* **RECORDED DATA**
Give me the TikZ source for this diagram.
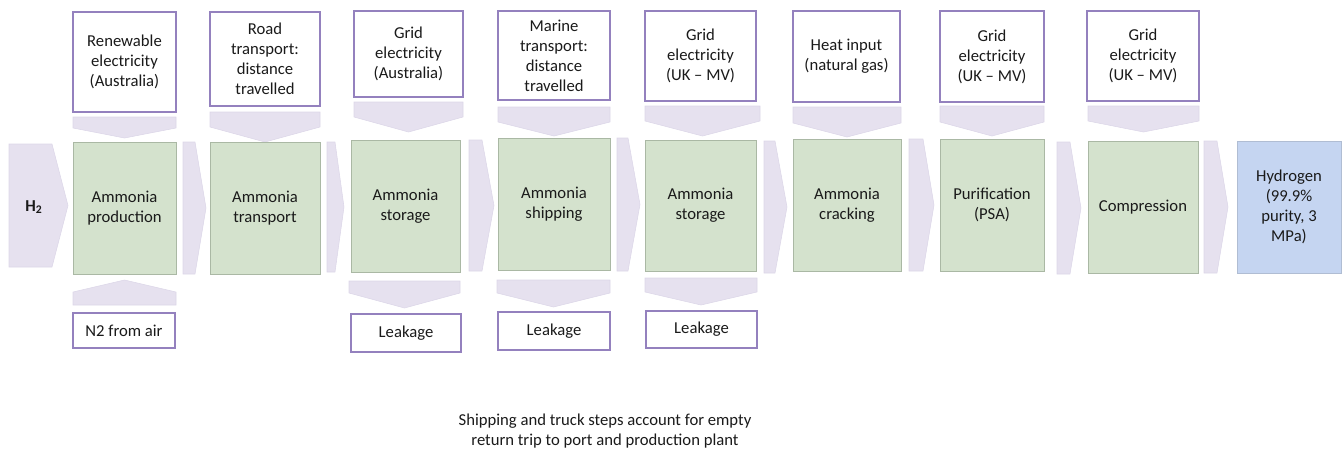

...

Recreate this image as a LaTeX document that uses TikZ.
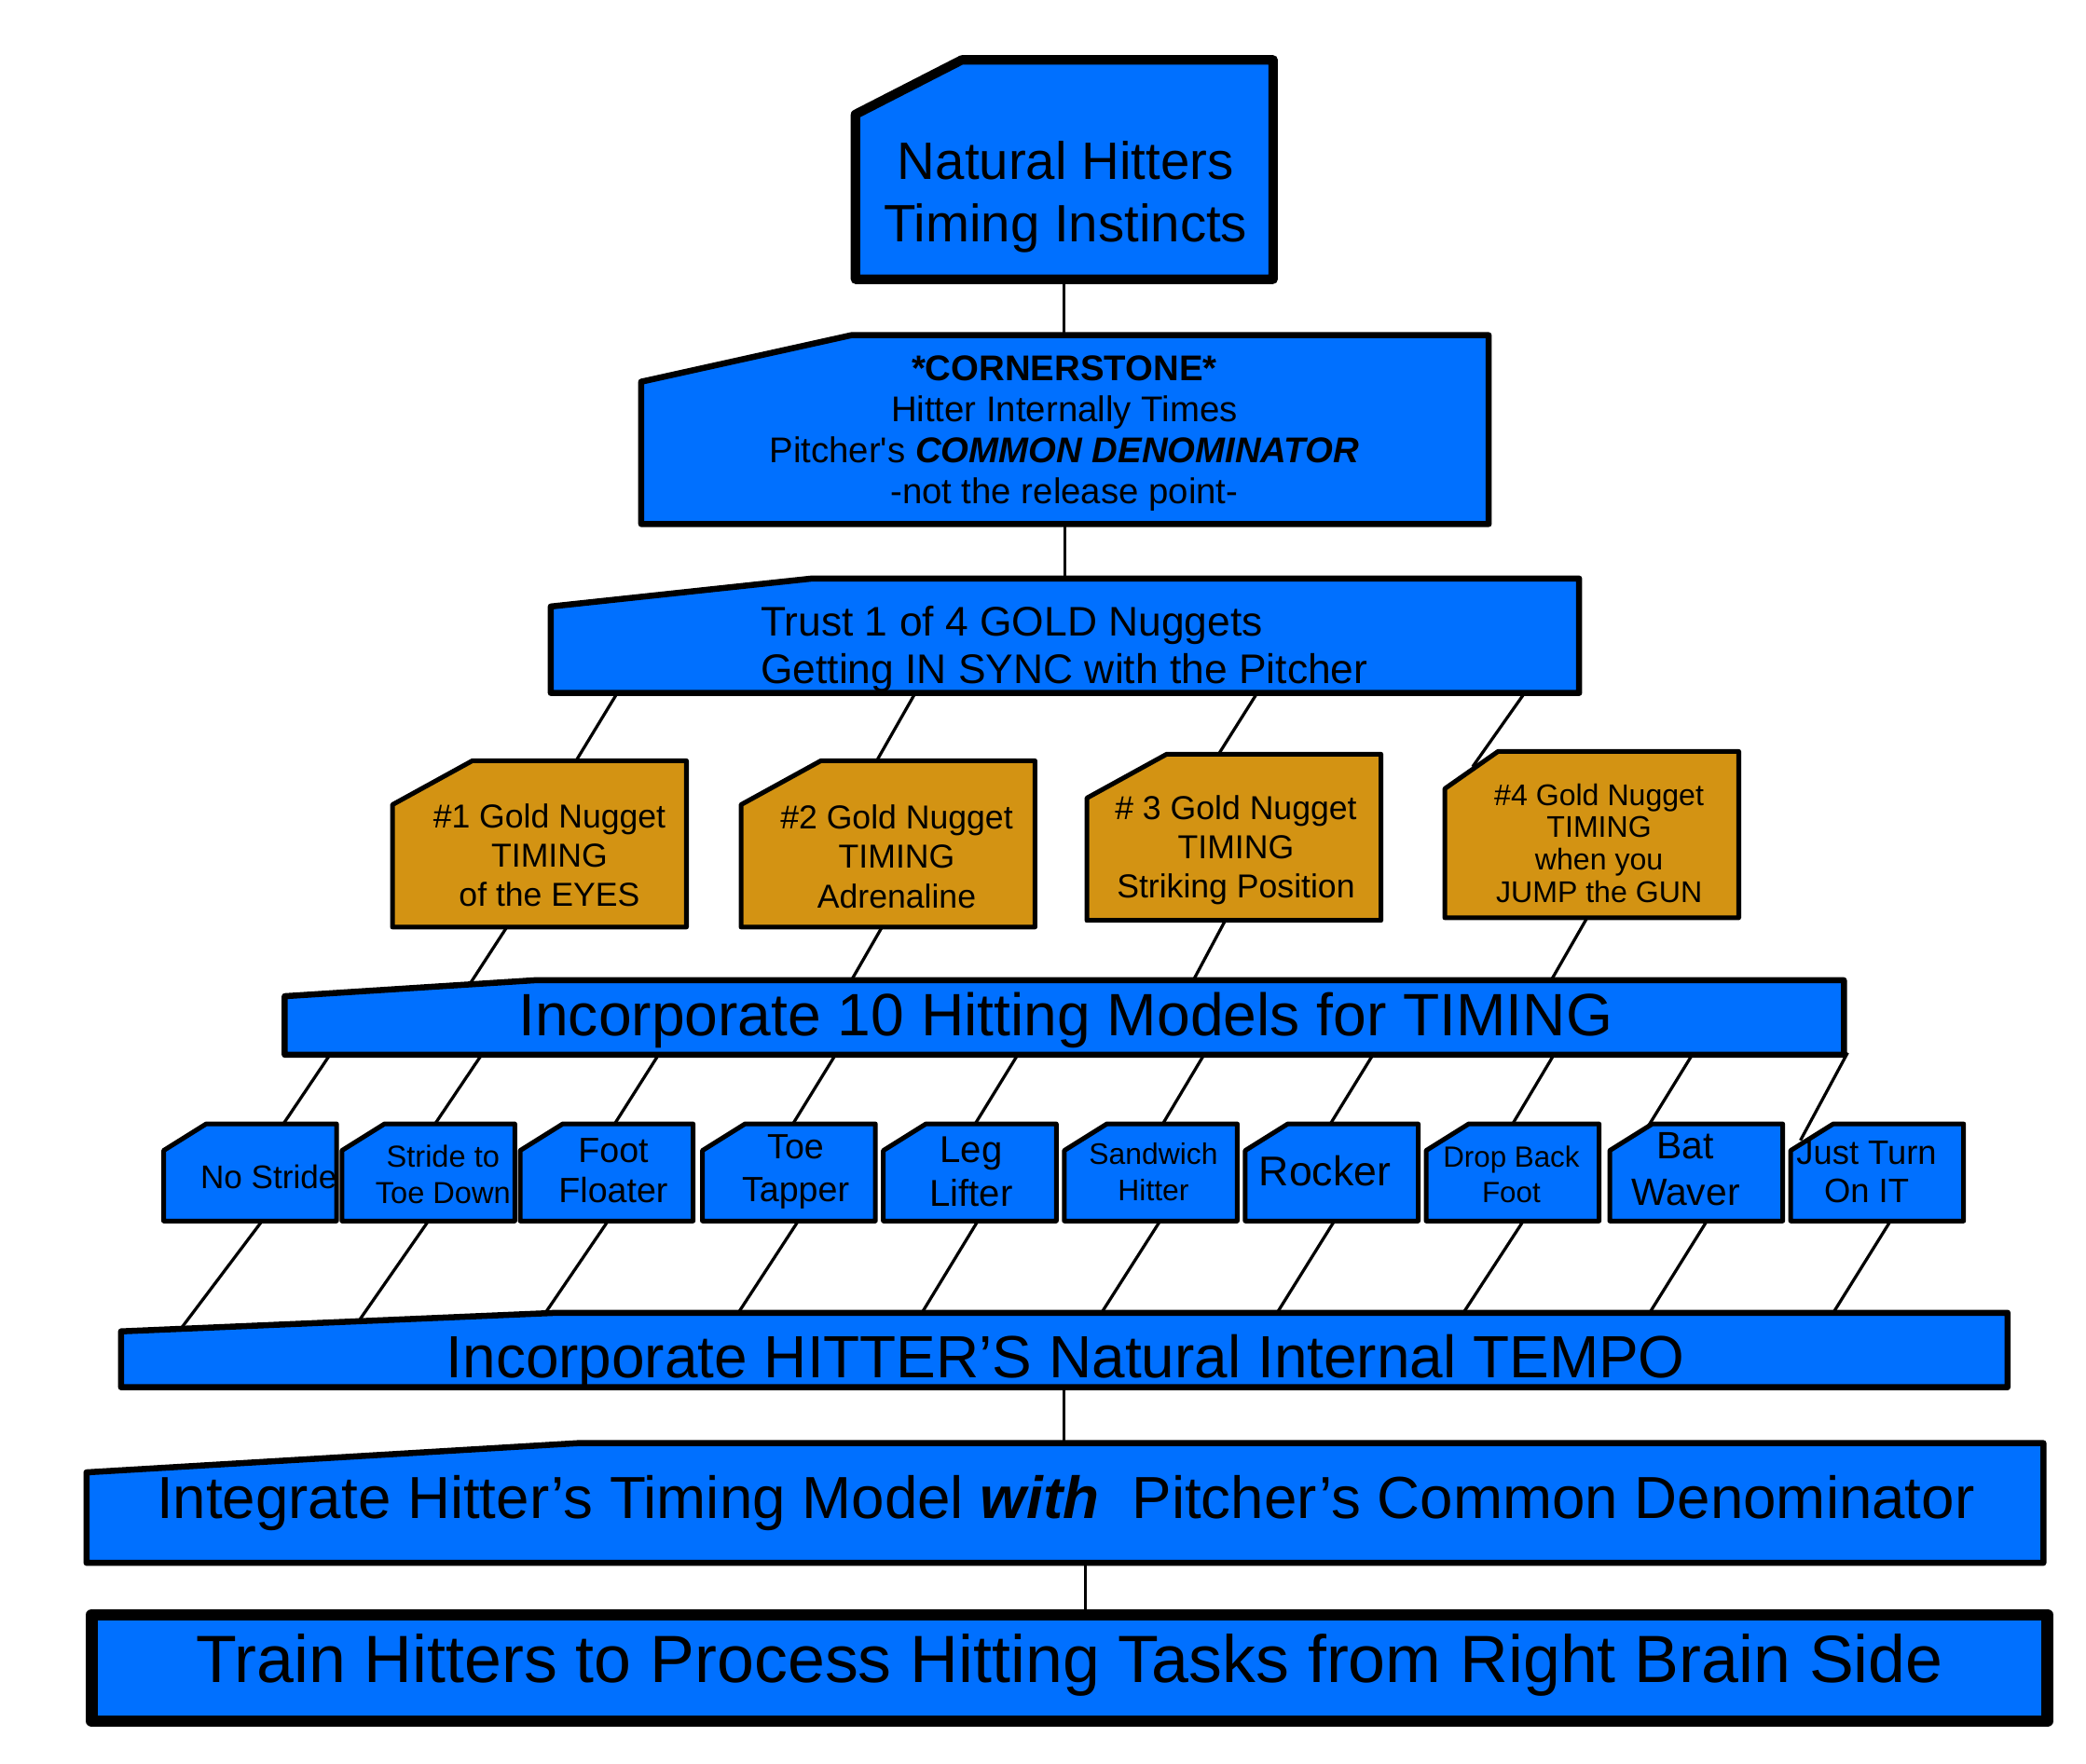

* * *

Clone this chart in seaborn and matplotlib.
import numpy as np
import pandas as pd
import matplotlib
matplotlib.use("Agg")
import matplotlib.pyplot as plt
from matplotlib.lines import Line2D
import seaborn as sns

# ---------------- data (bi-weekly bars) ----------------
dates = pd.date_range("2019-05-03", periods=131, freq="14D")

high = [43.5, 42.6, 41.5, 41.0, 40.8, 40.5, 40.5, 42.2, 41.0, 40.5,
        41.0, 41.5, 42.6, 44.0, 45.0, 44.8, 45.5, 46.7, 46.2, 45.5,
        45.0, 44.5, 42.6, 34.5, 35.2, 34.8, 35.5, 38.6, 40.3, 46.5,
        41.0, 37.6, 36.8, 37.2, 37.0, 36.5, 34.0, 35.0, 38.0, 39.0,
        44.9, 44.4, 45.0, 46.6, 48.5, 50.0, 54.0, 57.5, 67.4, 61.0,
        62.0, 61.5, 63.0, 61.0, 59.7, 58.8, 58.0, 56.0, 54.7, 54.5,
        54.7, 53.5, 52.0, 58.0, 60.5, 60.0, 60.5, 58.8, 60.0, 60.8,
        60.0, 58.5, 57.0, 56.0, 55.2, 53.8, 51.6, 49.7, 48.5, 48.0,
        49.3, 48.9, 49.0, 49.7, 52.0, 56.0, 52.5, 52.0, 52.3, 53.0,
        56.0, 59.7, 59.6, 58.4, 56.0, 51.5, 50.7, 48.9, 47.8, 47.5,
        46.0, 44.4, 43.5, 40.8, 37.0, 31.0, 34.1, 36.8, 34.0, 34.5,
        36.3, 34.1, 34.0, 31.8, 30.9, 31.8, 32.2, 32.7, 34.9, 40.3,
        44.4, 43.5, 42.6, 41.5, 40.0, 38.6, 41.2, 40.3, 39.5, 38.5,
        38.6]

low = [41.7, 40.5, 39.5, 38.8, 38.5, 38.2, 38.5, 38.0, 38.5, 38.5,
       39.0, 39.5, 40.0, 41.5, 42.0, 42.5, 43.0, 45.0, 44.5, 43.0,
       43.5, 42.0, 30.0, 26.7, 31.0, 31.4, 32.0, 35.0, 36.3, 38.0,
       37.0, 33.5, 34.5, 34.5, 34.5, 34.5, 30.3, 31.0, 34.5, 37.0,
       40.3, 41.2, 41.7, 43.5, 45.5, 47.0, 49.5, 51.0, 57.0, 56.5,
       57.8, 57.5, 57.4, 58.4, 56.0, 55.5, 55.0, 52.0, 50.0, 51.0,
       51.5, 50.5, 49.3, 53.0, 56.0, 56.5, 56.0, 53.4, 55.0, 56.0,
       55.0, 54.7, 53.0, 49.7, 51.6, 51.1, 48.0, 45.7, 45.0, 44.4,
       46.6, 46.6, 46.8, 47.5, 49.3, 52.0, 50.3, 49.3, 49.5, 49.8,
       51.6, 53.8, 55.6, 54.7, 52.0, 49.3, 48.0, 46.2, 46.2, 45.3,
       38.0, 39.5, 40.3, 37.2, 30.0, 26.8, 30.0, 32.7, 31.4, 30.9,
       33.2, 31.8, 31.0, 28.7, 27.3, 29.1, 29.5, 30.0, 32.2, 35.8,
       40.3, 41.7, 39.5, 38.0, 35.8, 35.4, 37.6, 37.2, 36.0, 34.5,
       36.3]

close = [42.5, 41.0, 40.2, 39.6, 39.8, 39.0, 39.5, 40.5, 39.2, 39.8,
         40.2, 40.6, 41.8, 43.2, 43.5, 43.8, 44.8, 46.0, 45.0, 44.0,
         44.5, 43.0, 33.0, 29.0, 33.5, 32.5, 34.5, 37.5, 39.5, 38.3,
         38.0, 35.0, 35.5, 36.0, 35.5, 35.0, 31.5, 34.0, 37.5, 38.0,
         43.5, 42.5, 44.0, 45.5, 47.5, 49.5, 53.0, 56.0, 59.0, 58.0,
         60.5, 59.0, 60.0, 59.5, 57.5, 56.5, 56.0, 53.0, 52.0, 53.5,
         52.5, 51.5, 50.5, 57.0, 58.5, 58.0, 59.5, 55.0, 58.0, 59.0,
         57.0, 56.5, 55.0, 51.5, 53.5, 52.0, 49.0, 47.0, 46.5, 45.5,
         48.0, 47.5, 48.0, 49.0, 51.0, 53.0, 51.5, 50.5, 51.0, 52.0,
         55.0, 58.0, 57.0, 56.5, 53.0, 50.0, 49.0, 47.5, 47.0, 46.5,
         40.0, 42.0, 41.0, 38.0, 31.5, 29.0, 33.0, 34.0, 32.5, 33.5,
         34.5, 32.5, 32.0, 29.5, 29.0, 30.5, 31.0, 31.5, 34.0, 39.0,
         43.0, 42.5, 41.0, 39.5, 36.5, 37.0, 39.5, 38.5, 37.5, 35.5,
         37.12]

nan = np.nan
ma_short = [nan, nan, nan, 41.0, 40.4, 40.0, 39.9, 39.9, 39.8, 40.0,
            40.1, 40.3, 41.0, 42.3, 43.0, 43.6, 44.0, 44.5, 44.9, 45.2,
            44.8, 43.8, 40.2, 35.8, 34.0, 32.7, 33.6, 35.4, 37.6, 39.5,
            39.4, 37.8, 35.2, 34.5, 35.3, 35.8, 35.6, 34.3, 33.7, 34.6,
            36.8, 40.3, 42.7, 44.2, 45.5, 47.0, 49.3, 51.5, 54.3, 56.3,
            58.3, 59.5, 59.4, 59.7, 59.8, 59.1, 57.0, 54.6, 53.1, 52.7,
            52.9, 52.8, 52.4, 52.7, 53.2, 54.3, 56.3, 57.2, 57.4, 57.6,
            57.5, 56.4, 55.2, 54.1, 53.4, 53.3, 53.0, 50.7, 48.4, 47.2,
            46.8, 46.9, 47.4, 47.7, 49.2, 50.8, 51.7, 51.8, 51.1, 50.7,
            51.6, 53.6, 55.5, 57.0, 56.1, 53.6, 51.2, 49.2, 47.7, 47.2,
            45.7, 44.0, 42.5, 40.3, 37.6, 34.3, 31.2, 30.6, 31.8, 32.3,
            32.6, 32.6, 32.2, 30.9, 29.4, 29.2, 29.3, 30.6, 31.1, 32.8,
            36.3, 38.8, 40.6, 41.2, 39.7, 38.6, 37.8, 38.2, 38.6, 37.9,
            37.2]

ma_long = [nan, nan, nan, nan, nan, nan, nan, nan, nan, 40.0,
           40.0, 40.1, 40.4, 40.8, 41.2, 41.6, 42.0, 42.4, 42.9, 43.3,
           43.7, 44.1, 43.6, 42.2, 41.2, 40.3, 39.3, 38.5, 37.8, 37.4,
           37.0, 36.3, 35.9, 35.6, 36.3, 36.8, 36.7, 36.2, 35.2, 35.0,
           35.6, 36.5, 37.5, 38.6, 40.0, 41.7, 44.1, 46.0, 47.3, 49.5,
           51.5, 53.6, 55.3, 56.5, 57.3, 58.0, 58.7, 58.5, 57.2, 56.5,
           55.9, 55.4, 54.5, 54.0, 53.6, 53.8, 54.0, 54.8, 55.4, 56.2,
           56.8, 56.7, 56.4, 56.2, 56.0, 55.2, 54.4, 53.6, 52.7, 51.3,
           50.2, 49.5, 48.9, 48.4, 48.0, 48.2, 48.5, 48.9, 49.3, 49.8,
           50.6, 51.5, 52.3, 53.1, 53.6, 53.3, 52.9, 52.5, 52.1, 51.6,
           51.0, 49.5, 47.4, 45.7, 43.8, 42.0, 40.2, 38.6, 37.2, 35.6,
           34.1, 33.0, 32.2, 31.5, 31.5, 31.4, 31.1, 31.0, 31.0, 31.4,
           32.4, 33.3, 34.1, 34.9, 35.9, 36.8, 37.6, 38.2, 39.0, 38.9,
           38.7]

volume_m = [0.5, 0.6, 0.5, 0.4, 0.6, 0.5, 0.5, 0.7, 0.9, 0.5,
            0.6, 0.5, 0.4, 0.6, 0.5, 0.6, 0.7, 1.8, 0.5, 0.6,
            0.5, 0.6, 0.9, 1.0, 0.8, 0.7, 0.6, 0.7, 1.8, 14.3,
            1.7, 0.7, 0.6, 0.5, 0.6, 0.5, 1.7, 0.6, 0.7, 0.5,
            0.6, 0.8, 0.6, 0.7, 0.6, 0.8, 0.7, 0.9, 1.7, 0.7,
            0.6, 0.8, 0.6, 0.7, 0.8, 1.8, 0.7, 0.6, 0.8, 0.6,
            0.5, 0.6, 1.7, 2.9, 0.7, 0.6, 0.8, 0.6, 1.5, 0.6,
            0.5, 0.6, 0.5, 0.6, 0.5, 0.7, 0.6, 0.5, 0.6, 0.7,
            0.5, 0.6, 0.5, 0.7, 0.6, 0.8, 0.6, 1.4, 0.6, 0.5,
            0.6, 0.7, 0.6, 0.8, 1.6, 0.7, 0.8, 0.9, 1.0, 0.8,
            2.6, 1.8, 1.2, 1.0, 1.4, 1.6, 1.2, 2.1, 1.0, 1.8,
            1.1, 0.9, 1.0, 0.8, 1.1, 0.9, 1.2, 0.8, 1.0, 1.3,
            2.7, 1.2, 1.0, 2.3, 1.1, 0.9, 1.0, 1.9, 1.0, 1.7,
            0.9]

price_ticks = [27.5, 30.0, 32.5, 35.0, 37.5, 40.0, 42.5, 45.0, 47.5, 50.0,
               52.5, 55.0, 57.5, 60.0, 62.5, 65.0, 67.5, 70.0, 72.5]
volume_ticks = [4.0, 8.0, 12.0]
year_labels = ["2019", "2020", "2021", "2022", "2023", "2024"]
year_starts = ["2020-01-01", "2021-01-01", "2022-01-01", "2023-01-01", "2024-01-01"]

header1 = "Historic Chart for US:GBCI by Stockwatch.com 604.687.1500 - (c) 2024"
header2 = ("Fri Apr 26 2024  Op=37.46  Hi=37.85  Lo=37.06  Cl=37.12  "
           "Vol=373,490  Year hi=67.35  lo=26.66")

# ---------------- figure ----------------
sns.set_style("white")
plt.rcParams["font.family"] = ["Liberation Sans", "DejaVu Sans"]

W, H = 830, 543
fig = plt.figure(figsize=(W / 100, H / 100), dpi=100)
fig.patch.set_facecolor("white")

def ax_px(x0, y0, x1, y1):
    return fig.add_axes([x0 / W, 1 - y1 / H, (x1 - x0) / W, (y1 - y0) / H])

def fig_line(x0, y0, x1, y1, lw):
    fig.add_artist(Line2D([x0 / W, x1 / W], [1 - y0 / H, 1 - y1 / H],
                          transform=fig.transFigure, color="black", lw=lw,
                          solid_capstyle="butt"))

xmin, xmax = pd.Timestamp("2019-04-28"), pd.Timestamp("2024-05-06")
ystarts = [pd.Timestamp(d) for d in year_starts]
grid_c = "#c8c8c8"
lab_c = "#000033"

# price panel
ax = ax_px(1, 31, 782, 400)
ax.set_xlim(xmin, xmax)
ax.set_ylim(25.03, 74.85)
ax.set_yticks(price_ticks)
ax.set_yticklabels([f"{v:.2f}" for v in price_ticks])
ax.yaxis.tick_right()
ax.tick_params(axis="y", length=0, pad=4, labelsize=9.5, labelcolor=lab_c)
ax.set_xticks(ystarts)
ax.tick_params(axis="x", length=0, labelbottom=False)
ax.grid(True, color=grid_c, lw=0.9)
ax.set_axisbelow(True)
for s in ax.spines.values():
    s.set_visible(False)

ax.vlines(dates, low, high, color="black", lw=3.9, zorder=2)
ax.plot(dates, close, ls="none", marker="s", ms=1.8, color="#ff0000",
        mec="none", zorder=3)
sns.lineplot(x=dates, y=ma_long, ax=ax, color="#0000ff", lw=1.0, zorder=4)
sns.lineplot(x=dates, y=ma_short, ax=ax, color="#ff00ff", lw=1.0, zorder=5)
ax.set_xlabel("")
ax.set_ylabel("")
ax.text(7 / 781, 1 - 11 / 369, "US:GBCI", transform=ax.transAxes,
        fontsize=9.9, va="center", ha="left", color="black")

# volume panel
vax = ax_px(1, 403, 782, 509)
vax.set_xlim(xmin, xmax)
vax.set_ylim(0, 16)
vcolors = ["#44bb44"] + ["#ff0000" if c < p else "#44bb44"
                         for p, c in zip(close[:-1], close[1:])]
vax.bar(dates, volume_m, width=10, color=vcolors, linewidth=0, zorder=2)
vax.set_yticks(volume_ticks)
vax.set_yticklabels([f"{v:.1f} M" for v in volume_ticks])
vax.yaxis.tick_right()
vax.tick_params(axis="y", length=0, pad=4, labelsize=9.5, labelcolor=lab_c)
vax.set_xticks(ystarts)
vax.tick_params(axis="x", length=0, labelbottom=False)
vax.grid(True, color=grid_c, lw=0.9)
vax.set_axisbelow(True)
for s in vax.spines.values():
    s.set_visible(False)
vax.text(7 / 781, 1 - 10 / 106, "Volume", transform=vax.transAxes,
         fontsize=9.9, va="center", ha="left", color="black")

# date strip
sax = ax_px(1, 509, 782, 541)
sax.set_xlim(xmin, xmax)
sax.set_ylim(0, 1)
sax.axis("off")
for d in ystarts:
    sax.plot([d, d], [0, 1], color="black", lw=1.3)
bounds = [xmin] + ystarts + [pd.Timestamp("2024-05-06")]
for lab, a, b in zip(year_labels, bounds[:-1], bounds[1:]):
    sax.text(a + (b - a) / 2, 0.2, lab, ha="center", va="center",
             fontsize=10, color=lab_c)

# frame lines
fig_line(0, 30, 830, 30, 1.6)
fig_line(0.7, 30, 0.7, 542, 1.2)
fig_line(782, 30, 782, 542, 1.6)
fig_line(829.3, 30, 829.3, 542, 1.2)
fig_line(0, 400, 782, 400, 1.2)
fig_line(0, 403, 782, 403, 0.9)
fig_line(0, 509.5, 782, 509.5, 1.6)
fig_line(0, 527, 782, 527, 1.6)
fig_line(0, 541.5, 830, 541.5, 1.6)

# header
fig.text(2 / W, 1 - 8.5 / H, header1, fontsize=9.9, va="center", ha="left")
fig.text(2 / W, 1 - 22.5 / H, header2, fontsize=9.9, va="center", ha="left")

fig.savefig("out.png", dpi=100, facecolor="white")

* **GOAL**
Pull every line containing "seaborn" out of the data above.

* **RIGHT ANSWER**
Clone this chart in seaborn and matplotlib.
import seaborn as sns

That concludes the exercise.